The mind is a powerful thing, and in a nanosecond, it can elevate or crush our mood. There’s a real problem when we start buying into the negative thoughts we have about ourselves.
我们的内心非常强大,在一瞬间就会提升或毁掉我们的心情。而真正的问题在于,如何将内心深处那些消极想法通通赶出去。

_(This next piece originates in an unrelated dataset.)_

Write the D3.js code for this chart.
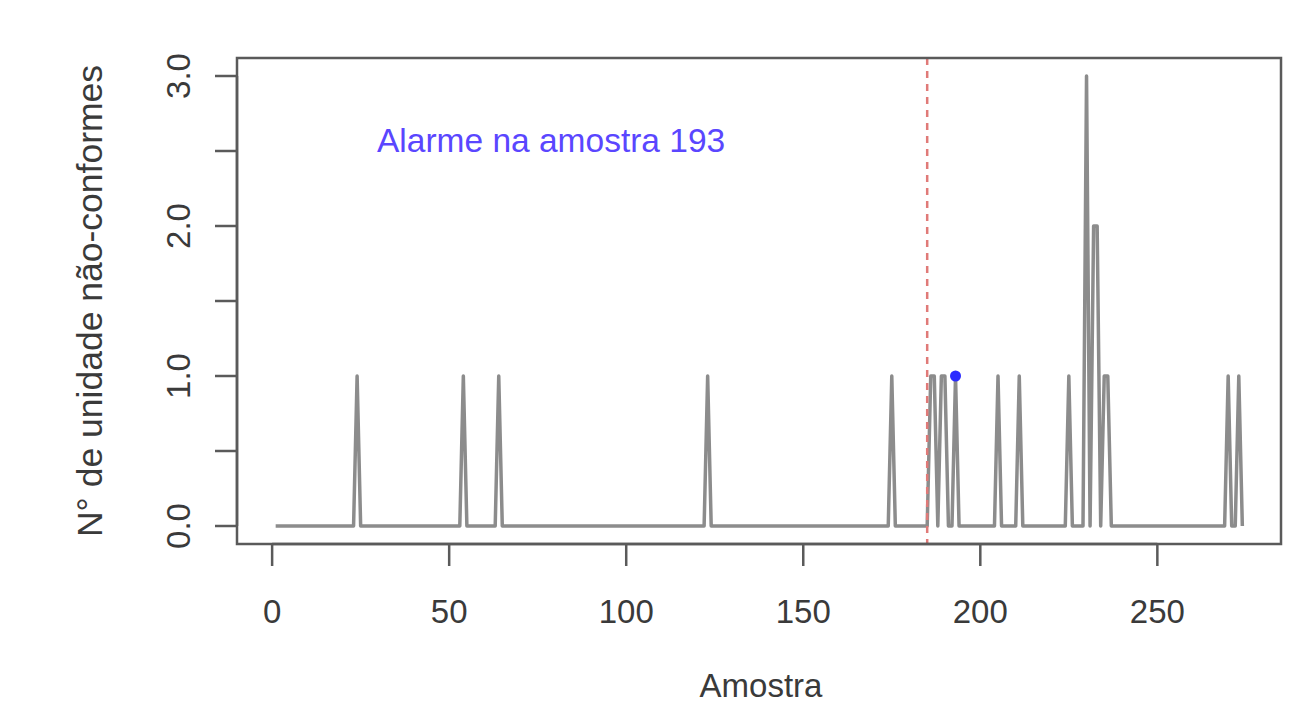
<!DOCTYPE html>
<html>
<head>
<meta charset="utf-8">
<script src="https://cdn.jsdelivr.net/npm/d3@7"></script>
<style>
  body { margin: 0; background: #fff; }
  svg { display: block; font-family: "Liberation Sans", Arial, sans-serif; }
</style>
</head>
<body>
<svg id="svg" width="1302" height="705"></svg>
<script>
// amostras 1..274, quase todas com zero não-conformes
var nSamples = 274
var defectSamples = [24, 54, 64, 123, 175, 186, 187, 189, 190, 193, 205, 211, 225, 230, 232, 233, 235, 236, 270, 273]
var defectCounts  = [ 1,  1,  1,   1,   1,   1,   1,   1,   1,   1,   1,   1,   1,   3,   2,   2,   1,   1,   1,   1]

var changePoint = 185   // linha vermelha tracejada
var alarmSample = 193   // ponto azul
var alarmText = 'Alarme na amostra 193'

var xTicks = [0, 50, 100, 150, 200, 250]
var yTicks = [0, 0.5, 1, 1.5, 2, 2.5, 3]
var yTickLabels = ['0.0', '', '1.0', '', '2.0', '', '3.0']

// série completa a partir das amostras com defeito
var series = []
for (var i = 1; i <= nSamples; i++) {
    var k = defectSamples.indexOf(i)
    series.push({ s: i, v: k >= 0 ? defectCounts[k] : 0 })
}

var svg = d3.select('#svg')
var pLeft = 237, pRight = 1281, pTop = 58, pBottom = 544

var pad = 0.04 * (nSamples - 1)
var x = d3.scaleLinear().domain([1 - pad, nSamples + pad]).range([pLeft, pRight])
var y = d3.scaleLinear().domain([-0.12, 3.12]).range([pBottom, pTop])

// linha da série
var line = d3.line().x(function(d) { return x(d.s) }).y(function(d) { return y(d.v) })
svg.append('path').datum(series)
    .attr('d', line)
    .attr('fill', 'none')
    .attr('stroke', '#8c8c8c')
    .attr('stroke-width', 3.5)
    .attr('stroke-linejoin', 'round')

// linha vertical tracejada
svg.append('line')
    .attr('x1', x(changePoint)).attr('x2', x(changePoint))
    .attr('y1', pTop).attr('y2', pBottom)
    .attr('stroke', '#e07a78')
    .attr('stroke-width', 2.5)
    .attr('stroke-dasharray', '7,6')

// ponto do alarme
svg.append('circle')
    .attr('cx', x(alarmSample))
    .attr('cy', y(series[alarmSample - 1].v))
    .attr('r', 5.5)
    .attr('fill', '#2a2aff')

// caixa
svg.append('rect')
    .attr('x', pLeft).attr('y', pTop)
    .attr('width', pRight - pLeft).attr('height', pBottom - pTop)
    .attr('fill', 'none').attr('stroke', '#5a5a5a').attr('stroke-width', 2.5)

// eixo x
var gx = svg.append('g')
gx.append('line')
    .attr('x1', x(xTicks[0])).attr('x2', x(xTicks[xTicks.length - 1]))
    .attr('y1', pBottom).attr('y2', pBottom)
    .attr('stroke', '#5a5a5a').attr('stroke-width', 2.5)
gx.selectAll('line.tick').data(xTicks).enter().append('line')
    .attr('class', 'tick')
    .attr('x1', function(d) { return x(d) }).attr('x2', function(d) { return x(d) })
    .attr('y1', pBottom).attr('y2', pBottom + 22)
    .attr('stroke', '#5a5a5a').attr('stroke-width', 2.5)
gx.selectAll('text').data(xTicks).enter().append('text')
    .attr('x', function(d) { return x(d) })
    .attr('y', 623)
    .attr('text-anchor', 'middle')
    .attr('font-size', 33)
    .attr('fill', '#3a3a3a')
    .text(function(d) { return d })

// eixo y
var gy = svg.append('g')
gy.append('line')
    .attr('x1', pLeft).attr('x2', pLeft)
    .attr('y1', y(0)).attr('y2', y(3))
    .attr('stroke', '#5a5a5a').attr('stroke-width', 2.5)
gy.selectAll('line.tick').data(yTicks).enter().append('line')
    .attr('class', 'tick')
    .attr('x1', pLeft - 22).attr('x2', pLeft)
    .attr('y1', function(d) { return y(d) }).attr('y2', function(d) { return y(d) })
    .attr('stroke', '#5a5a5a').attr('stroke-width', 2.5)
gy.selectAll('text').data(yTicks).enter().append('text')
    .attr('transform', function(d) { return 'translate(190,' + y(d) + ') rotate(-90)' })
    .attr('text-anchor', 'middle')
    .attr('font-size', 33)
    .attr('fill', '#3a3a3a')
    .text(function(d, i) { return yTickLabels[i] })

// títulos dos eixos
svg.append('text')
    .attr('x', (x(0) + x(275)) / 2 + 2).attr('y', 697)
    .attr('text-anchor', 'middle')
    .attr('font-size', 33).attr('fill', '#3a3a3a')
    .text('Amostra')

svg.append('text')
    .attr('transform', 'translate(102,' + ((pTop + pBottom) / 2) + ') rotate(-90)')
    .attr('text-anchor', 'middle')
    .attr('font-size', 35.5).attr('fill', '#3a3a3a')
    .text('N° de unidade não-conformes')

// texto do alarme
svg.append('text')
    .attr('x', 377).attr('y', 152)
    .attr('font-size', 33.5)
    .attr('fill', '#5a46ff')
    .text(alarmText)
</script>
</body>
</html>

Many of us have problems with negative thoughts playing on the channel of our minds, but if you’re engaging in it consistently, and you believe it, it could be eroding your sense of self-esteem. Here are a few beliefs that indicate you may need to switch the station:
很多人脑海中都会不断浮现消极的想法,更糟糕的是,如果你真的时不时地去想,你就会信以为真,这足以摧毁你的自尊。如果你也会出现下面这些消极观念,那就代表你应该做点改变了。
I’m a loser. 我是个失败者。
I’m not good enough. 我不够好。
I don’t deserve…. 我不配......
No one likes me. 没人喜欢我。
I suck at relationships. 我不会处理感情。
I’m a failure. 我太失败了。
Negative thoughts conjures up bad feelings and hooks you into believing that what those old tapes in your head are playing is actually true. In short, it brings your focus to your failures, and that gets you nowhere.
消极的想法会带来不好的感受,在那脑海中不断的像老式磁带一般重复,也会让你信以为真。简而言之,这会让你把注意力全部放在失败的事情上,会让你彻底迷失自己。
What can you do? Here are some suggestions:
你能做些什么呢?下面是一些建议:
1. Live in the moment
活在当下
Self-talk is so subtle that we often don’t notice its effect on our mood and belief systems. Key things to notice are “if only or “what if” statements: the former keep you stuck in the past with regret, while the latter keep you fearful of the future. There is nothing you can do about the past, and the future isn’t here yet, so stay in the present moment.
内心的声音太微妙,有时我们根本不会注意到他们对情绪和信念产生的影响。最需要注意的就是“要是......多好” 和“假使......将会怎样” 这样的想法:前者会让你陷入对过去无尽的悔恨,后者会让你对未来充满恐惧。对于过去,你无能为力,而未来还未到来,好好活在当下吧。
2. Visualize the good things
让那些美好变得形象生动
If we want to change the negative tapes playing in our heads, we have to visualize ourselves positively—that means seeing yourself non-judgmentally. Picture accepting yourself. How would that look? Draw a picture in your mind and expand on it.
如果要换掉脑海中不断播放的消极磁带,我们就要看到自己身上积极的一面,也就是说不带评判的看看自己。在内心细细描述客观接受自己会是什么的画面。细细画出心中所想,那会是什么样?
3. Recognize that actions always follow beliefs
要认识到行为由信念指引
Whatever you believe, you’ll experience more of, and you’ll also find yourself behaving in ways that are congruent with your beliefs. So, start believing the best about yourself: act as if you believe that you’re a valuable and worthy person.
不管你是否相信,你以后的人生会经历更多,也会发现自己的行为和信念是相辅相成的。所以要开始相信自己最好的一面:相信自己是一个有价值的人,然后开始行动吧。
4. Pay attention to triggers
留神那些“导火索”
Triggers are anything that can start the old tapes playing. If a certain person is a trigger for you, set boundaries with them.
导火索可以使任何让脑海中消极磁带播放的人。如果某个人是你的导火索,那么就远离他们。
5. Develop positive counterstatements to refute negative self-talk
积极反驳内心那些消极的声音
Instead of always putting yourself down in your head, think of some things you actually like about yourself. What are your strengths, what are you good at? Keep your counterstatements in the here-and-now, instead of saying “I’m not good enough” try saying, “I am capable. I’m good at ______. I accept myself the way I am.”
与其在脑海中一味的打压自己,还不如想想你到底喜欢自己什么样子。你的强项是什么,特长是什么?与其说“我不够好”,不如现在就开始说这句正能量的话语:“我有能力,我擅长....,我喜欢现在的自己。”
Thinking poorly about ourselves gets us nowhere and is extremely self-limiting. Decide today to turn off the negative self-talk channel in your mind and develop your true potential.
妄自菲薄只会让自己迷失方向,同时限制自身发展。从今天开始就关掉内心的消极频道,挖掘自身的潜力吧。